## DATA SUPPLIED
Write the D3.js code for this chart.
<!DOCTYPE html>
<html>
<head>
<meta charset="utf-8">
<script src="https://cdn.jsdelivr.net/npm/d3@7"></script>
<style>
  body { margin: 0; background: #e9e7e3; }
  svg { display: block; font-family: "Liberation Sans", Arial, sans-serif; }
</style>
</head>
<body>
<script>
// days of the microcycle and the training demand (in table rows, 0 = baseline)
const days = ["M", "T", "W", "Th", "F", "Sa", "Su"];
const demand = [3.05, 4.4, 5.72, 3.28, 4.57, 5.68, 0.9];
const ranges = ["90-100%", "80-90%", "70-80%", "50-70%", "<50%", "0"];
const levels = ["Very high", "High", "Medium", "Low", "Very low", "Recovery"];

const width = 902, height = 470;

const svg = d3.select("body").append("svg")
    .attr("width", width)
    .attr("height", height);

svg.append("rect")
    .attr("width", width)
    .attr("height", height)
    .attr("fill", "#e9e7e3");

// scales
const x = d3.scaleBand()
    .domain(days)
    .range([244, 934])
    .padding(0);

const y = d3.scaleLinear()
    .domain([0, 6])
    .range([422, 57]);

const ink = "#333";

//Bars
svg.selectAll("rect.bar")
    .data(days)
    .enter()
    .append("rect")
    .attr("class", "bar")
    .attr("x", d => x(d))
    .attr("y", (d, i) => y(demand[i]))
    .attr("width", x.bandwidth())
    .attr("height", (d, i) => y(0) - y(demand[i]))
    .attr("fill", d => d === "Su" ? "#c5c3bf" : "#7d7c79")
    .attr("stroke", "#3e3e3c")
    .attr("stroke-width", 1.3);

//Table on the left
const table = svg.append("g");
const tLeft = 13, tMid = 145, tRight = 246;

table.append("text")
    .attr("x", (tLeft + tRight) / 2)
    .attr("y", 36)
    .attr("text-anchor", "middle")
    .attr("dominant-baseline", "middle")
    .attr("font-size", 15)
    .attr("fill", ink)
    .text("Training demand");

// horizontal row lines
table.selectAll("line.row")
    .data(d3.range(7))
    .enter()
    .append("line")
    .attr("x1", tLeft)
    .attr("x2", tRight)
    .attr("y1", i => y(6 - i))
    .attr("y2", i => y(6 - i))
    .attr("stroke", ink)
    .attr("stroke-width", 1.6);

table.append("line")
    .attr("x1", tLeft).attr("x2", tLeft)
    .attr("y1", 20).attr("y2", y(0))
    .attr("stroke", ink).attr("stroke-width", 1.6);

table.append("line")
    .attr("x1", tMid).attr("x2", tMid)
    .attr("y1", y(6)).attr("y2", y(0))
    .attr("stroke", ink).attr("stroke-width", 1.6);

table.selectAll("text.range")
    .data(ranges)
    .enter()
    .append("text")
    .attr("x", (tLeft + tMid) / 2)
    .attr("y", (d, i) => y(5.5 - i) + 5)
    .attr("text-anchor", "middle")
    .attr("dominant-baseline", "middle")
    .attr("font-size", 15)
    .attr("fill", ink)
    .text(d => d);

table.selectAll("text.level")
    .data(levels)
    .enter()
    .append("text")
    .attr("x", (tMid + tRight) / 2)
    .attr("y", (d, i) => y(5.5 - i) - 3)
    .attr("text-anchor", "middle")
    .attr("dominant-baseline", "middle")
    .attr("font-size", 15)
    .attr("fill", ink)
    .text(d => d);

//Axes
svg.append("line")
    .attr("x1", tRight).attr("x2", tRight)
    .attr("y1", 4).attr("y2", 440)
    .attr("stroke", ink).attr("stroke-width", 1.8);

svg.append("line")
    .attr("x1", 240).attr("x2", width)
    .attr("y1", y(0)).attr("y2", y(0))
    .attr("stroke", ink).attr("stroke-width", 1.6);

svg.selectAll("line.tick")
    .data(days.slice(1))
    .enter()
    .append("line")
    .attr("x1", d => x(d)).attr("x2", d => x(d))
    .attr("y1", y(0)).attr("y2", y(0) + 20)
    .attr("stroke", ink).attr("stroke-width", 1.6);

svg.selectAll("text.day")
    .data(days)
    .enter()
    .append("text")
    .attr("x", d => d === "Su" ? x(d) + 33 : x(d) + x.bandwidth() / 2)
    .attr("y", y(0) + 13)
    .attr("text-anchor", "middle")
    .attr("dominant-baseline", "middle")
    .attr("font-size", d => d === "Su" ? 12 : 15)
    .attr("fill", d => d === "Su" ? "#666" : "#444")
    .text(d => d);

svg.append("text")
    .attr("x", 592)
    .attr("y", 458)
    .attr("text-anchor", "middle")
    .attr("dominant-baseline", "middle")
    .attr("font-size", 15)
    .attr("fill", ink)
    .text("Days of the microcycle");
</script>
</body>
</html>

* * *

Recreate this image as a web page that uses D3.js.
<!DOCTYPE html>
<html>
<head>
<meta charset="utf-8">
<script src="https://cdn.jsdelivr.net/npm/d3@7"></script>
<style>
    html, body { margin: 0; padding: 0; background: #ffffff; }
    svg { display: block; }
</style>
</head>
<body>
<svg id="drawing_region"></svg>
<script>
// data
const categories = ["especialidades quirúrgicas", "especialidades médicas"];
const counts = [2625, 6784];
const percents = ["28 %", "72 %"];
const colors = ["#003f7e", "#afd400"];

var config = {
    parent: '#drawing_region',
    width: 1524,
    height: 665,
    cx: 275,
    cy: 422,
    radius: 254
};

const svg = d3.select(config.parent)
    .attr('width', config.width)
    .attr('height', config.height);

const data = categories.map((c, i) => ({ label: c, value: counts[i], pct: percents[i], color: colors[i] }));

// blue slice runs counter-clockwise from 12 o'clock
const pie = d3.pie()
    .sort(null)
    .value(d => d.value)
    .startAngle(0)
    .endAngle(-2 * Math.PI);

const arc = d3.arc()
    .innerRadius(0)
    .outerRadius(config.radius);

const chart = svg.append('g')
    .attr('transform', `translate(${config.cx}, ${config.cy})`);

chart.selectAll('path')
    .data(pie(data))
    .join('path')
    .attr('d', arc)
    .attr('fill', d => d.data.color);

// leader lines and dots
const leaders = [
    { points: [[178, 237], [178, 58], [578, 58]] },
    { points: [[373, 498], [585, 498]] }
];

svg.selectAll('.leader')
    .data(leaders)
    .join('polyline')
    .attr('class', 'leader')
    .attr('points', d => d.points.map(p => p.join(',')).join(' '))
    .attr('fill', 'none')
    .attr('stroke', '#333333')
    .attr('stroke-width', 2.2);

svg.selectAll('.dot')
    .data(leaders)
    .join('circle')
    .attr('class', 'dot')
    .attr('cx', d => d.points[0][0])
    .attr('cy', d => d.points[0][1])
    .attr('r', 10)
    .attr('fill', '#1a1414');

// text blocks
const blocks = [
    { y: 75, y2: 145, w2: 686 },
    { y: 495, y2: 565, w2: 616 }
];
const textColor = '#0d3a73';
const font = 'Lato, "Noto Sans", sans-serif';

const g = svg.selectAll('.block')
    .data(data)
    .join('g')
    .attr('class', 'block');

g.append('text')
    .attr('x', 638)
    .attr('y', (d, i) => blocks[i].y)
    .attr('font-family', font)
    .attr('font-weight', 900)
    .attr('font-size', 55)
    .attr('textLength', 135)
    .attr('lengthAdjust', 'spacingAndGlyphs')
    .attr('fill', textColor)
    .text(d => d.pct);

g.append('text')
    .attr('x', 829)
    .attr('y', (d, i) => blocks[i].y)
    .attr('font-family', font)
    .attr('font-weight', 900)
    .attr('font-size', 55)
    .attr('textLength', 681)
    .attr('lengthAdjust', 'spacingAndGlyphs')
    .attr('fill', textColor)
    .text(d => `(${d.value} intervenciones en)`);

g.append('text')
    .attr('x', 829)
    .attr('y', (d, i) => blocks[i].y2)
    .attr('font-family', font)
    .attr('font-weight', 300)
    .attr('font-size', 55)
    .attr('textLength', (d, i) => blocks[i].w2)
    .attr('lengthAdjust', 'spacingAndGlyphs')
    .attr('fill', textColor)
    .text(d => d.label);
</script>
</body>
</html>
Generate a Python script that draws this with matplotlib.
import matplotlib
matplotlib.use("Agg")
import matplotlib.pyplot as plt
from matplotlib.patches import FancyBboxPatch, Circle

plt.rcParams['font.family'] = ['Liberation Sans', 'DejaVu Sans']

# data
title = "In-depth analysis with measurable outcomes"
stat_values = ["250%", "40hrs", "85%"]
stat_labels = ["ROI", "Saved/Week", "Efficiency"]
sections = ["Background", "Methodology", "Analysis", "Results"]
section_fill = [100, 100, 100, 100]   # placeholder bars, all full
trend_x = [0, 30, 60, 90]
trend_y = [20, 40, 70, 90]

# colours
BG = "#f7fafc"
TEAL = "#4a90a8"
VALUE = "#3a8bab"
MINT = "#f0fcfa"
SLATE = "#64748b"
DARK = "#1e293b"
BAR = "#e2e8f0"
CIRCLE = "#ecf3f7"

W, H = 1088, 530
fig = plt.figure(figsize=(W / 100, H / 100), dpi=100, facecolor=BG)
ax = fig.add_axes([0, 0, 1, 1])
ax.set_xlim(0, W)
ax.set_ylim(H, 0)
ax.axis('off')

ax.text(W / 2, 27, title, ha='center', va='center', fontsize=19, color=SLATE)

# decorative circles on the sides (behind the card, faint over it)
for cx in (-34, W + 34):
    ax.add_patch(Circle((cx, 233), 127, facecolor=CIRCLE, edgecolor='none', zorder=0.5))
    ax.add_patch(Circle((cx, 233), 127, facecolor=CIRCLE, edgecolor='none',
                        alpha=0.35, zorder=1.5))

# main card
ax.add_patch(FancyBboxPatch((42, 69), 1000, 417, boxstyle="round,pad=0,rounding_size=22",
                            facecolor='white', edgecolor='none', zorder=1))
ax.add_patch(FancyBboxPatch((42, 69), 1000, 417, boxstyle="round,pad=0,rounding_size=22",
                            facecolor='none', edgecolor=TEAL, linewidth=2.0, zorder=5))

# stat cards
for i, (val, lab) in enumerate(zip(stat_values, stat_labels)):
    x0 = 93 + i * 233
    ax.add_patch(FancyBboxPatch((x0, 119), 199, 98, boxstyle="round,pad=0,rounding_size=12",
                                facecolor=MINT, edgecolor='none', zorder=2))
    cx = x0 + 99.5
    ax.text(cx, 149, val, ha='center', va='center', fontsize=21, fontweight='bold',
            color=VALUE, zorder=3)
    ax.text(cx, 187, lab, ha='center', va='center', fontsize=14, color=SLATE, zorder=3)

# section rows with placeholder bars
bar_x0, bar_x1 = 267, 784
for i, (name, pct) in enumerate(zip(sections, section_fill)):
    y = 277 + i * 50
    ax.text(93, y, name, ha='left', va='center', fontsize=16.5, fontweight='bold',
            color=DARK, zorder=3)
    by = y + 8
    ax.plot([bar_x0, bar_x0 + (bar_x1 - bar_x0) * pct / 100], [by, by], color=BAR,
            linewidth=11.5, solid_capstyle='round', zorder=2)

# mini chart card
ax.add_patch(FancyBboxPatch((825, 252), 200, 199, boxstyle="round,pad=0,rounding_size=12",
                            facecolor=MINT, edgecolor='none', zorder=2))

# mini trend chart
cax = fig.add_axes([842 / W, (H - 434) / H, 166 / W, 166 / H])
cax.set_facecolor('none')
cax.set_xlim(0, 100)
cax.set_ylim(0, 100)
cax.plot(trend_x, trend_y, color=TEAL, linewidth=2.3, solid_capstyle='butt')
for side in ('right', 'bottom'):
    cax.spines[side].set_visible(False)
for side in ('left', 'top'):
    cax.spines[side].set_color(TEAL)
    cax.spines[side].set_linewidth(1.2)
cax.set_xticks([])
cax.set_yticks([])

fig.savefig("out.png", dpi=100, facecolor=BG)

--

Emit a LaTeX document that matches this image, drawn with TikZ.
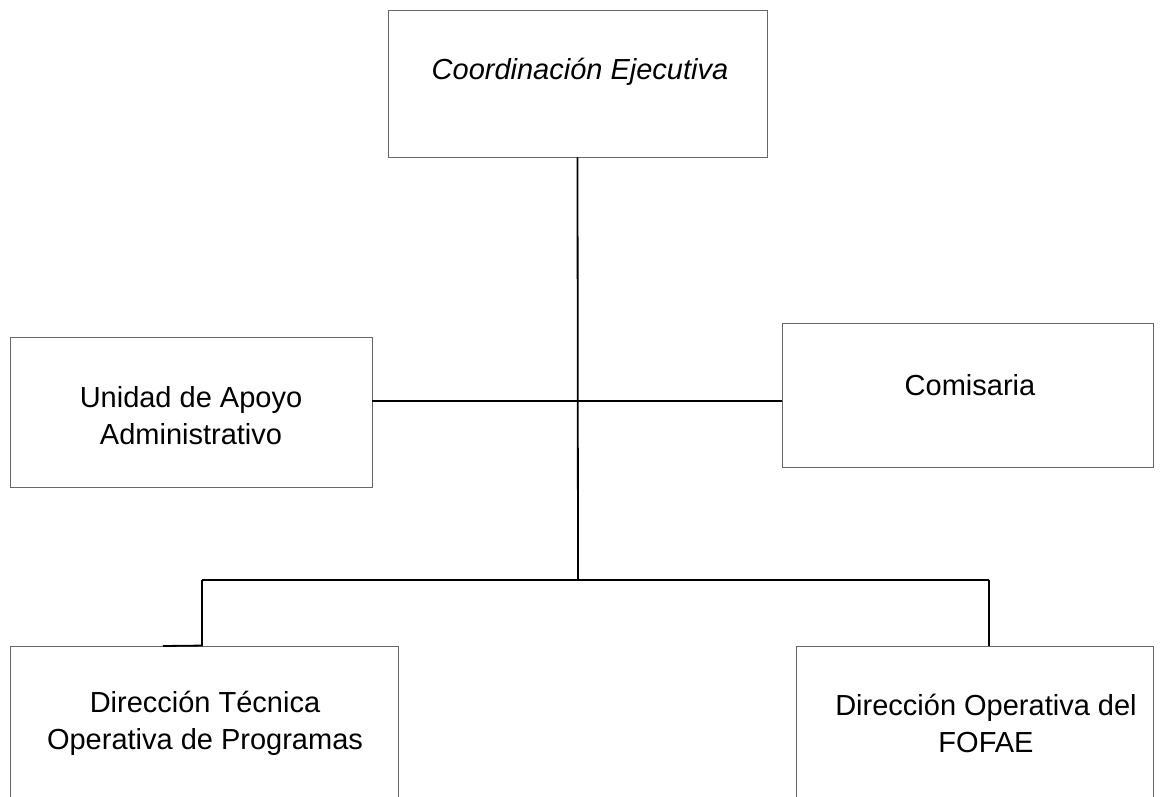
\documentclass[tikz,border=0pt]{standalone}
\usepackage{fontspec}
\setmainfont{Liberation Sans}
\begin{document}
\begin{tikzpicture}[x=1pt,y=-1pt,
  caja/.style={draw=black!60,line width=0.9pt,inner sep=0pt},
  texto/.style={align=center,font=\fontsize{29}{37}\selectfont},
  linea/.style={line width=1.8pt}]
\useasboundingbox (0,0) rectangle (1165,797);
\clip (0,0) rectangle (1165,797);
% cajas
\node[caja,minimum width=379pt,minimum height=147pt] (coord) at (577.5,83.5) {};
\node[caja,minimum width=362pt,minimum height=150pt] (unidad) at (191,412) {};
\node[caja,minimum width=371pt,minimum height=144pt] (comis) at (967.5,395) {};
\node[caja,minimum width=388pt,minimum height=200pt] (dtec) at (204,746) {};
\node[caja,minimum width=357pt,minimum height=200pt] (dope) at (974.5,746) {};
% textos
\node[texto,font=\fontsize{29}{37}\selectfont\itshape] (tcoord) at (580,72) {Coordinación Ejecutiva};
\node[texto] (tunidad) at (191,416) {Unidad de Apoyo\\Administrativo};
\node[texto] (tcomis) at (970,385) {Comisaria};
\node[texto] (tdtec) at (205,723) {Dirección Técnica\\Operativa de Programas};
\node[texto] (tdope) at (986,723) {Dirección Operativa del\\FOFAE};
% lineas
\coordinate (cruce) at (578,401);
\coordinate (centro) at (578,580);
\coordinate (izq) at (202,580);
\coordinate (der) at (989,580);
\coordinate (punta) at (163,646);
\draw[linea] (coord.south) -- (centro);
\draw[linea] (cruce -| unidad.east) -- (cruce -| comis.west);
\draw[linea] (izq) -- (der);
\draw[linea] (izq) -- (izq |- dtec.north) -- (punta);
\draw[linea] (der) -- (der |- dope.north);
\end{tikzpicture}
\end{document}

## GIVEN TASK
Among the records above, how many lines carry the string "that"? Reply with the number alone.

## WRITTEN ANSWER
3